Records provided:
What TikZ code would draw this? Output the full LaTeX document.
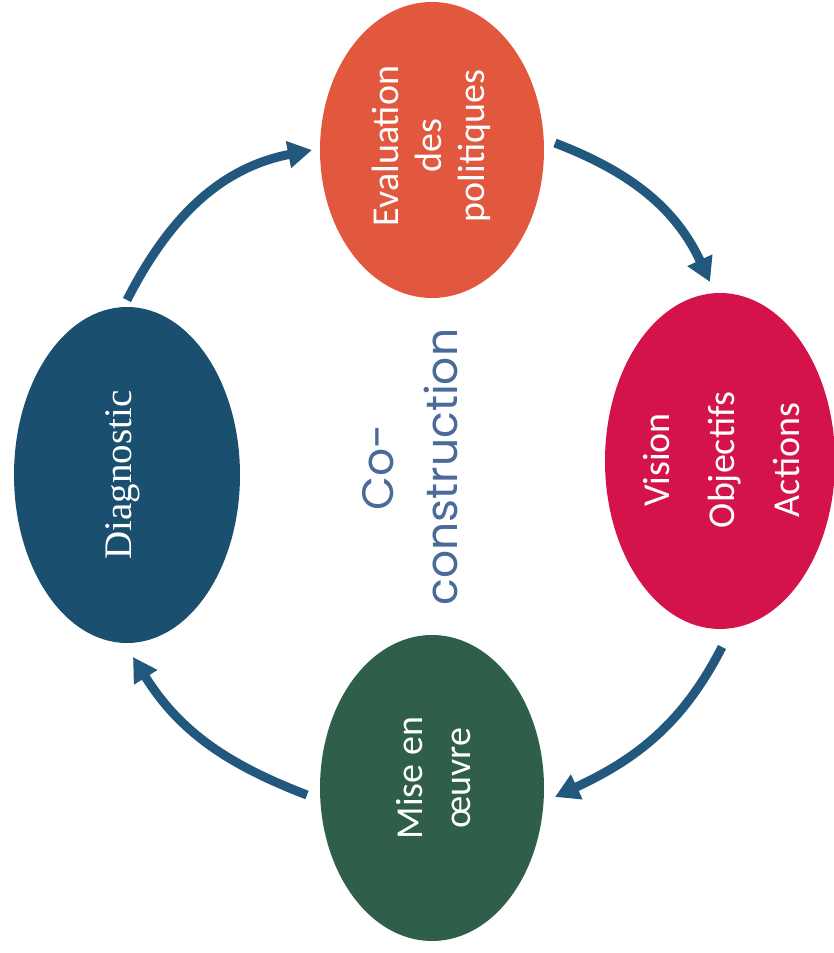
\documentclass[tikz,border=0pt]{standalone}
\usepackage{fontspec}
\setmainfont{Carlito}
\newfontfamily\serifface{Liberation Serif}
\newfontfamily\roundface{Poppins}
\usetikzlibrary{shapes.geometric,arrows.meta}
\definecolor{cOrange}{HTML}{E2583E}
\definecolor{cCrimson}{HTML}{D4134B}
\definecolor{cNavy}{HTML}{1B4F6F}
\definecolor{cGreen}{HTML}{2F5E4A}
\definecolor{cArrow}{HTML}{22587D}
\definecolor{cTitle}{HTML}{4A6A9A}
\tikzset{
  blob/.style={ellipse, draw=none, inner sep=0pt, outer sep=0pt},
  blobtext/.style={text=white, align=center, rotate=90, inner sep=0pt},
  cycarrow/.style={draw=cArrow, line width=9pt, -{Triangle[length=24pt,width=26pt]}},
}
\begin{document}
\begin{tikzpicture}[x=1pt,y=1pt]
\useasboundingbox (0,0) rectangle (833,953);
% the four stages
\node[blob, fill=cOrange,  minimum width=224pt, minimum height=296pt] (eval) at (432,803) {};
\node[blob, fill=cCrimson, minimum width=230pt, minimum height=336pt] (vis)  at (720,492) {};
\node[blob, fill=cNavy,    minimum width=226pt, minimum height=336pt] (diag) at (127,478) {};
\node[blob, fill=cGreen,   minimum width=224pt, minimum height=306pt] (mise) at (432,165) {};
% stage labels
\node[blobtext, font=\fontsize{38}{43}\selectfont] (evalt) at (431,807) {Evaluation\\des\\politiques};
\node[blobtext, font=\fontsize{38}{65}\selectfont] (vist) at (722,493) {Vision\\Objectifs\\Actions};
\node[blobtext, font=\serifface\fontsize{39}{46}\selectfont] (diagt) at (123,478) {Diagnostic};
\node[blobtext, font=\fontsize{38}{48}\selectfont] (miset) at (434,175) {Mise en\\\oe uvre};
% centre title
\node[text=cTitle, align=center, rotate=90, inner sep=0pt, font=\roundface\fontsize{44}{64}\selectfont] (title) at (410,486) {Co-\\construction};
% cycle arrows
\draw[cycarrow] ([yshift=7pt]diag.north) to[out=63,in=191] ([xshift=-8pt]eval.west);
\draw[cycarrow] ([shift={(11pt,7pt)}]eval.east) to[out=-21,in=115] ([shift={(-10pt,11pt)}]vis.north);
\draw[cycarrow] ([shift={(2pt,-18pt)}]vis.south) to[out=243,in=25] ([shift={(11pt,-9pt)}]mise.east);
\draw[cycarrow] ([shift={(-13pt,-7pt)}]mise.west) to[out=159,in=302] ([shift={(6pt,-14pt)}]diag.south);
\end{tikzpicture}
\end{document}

* * *

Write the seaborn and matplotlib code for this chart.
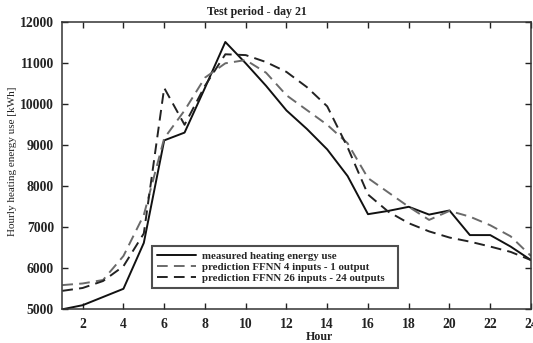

Requirements:
Whichever lines contain the string "draw", select and copy them.

Solution below:
What TikZ code would draw this? Output the full LaTeX document.
  blob/.style={ellipse, draw=none, inner sep=0pt, outer sep=0pt},
  cycarrow/.style={draw=cArrow, line width=9pt, -{Triangle[length=24pt,width=26pt]}},
\draw[cycarrow] ([yshift=7pt]diag.north) to[out=63,in=191] ([xshift=-8pt]eval.west);
\draw[cycarrow] ([shift={(11pt,7pt)}]eval.east) to[out=-21,in=115] ([shift={(-10pt,11pt)}]vis.north);
\draw[cycarrow] ([shift={(2pt,-18pt)}]vis.south) to[out=243,in=25] ([shift={(11pt,-9pt)}]mise.east);
\draw[cycarrow] ([shift={(-13pt,-7pt)}]mise.west) to[out=159,in=302] ([shift={(6pt,-14pt)}]diag.south);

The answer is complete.